__WHAT YOU SHOULD DO__
Here are some records; copy every line that holds the word "this".

__STORED ROWS__
----------------

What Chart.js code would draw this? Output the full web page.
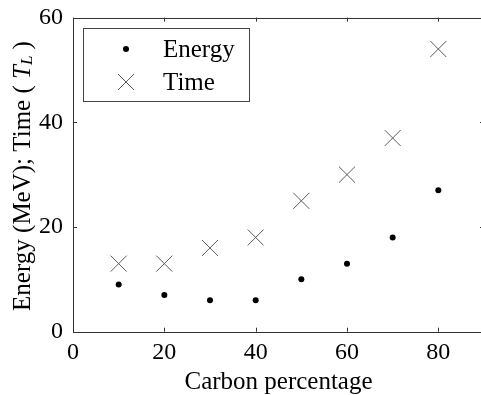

----------------

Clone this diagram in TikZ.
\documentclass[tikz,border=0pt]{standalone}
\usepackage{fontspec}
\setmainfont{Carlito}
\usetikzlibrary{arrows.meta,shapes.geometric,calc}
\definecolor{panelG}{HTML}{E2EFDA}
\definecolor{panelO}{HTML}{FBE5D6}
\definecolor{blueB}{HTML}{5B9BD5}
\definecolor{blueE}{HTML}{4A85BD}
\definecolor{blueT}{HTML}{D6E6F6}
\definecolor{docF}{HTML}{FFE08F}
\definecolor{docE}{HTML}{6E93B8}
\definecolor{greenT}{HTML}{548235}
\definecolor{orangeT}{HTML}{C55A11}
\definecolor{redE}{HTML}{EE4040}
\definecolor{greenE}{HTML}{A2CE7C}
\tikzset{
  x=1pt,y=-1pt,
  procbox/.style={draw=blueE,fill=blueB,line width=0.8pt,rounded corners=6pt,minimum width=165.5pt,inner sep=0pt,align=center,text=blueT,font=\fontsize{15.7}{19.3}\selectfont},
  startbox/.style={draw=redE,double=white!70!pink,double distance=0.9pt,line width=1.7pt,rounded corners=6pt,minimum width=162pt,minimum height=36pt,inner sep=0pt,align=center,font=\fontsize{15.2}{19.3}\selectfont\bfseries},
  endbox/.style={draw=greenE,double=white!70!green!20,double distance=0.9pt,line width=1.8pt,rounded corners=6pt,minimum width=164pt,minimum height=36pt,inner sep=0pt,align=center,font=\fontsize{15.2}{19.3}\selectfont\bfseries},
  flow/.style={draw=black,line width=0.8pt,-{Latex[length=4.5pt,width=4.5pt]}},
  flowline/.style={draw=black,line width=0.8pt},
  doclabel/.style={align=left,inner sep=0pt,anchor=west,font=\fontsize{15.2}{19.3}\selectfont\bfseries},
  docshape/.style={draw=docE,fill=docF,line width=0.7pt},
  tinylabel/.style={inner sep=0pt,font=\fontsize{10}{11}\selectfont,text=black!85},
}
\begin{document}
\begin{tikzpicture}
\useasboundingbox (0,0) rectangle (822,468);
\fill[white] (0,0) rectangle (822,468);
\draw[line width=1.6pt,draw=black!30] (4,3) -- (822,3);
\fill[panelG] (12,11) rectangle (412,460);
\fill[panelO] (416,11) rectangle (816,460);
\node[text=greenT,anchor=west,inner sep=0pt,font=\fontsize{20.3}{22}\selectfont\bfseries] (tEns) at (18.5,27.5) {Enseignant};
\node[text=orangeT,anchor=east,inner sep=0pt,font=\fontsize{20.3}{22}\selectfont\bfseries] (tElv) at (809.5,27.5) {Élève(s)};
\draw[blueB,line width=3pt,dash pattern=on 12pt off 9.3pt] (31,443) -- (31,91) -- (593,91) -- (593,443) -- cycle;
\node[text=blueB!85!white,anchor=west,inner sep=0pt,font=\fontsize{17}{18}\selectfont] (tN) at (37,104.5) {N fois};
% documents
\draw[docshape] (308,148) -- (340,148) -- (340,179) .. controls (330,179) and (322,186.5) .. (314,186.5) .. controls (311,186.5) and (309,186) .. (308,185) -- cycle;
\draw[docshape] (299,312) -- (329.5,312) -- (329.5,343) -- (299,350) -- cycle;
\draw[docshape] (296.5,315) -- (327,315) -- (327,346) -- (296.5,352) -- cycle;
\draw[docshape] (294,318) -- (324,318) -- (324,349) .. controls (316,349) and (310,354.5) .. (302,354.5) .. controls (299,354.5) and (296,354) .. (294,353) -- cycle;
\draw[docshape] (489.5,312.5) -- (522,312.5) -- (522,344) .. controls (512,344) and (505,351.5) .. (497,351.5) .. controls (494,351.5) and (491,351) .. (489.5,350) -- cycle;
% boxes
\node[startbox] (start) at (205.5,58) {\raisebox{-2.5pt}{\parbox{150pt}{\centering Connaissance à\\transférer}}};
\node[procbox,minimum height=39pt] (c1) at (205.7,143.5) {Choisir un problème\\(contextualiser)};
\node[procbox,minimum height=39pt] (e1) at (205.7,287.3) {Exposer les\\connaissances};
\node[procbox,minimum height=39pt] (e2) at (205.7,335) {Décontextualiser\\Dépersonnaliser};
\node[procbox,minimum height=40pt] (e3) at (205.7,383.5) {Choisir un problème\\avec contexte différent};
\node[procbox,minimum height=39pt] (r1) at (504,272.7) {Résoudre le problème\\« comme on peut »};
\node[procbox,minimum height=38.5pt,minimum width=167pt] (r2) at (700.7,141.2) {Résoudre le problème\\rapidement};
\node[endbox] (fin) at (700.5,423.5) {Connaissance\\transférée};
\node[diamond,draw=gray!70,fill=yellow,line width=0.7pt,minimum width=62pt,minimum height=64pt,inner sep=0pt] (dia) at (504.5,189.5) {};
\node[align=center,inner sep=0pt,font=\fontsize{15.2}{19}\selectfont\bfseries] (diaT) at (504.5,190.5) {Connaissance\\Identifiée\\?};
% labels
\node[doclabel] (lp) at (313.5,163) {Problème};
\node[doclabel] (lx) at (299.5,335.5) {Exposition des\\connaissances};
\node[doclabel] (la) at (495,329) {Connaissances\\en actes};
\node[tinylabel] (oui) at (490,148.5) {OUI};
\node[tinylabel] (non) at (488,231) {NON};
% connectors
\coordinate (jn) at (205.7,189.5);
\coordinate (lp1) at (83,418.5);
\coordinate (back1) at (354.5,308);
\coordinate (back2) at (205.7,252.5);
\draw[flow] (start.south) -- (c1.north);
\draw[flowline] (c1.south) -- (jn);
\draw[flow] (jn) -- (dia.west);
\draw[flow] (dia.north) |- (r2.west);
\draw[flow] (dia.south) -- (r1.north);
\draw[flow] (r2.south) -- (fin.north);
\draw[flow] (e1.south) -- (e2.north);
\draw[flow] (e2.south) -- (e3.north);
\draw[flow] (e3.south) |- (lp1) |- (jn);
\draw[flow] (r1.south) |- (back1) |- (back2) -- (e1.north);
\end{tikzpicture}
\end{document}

----------------

__EXERCISE ANSWER__
What Chart.js code would draw this? Output the full web page.
Clone this diagram in TikZ.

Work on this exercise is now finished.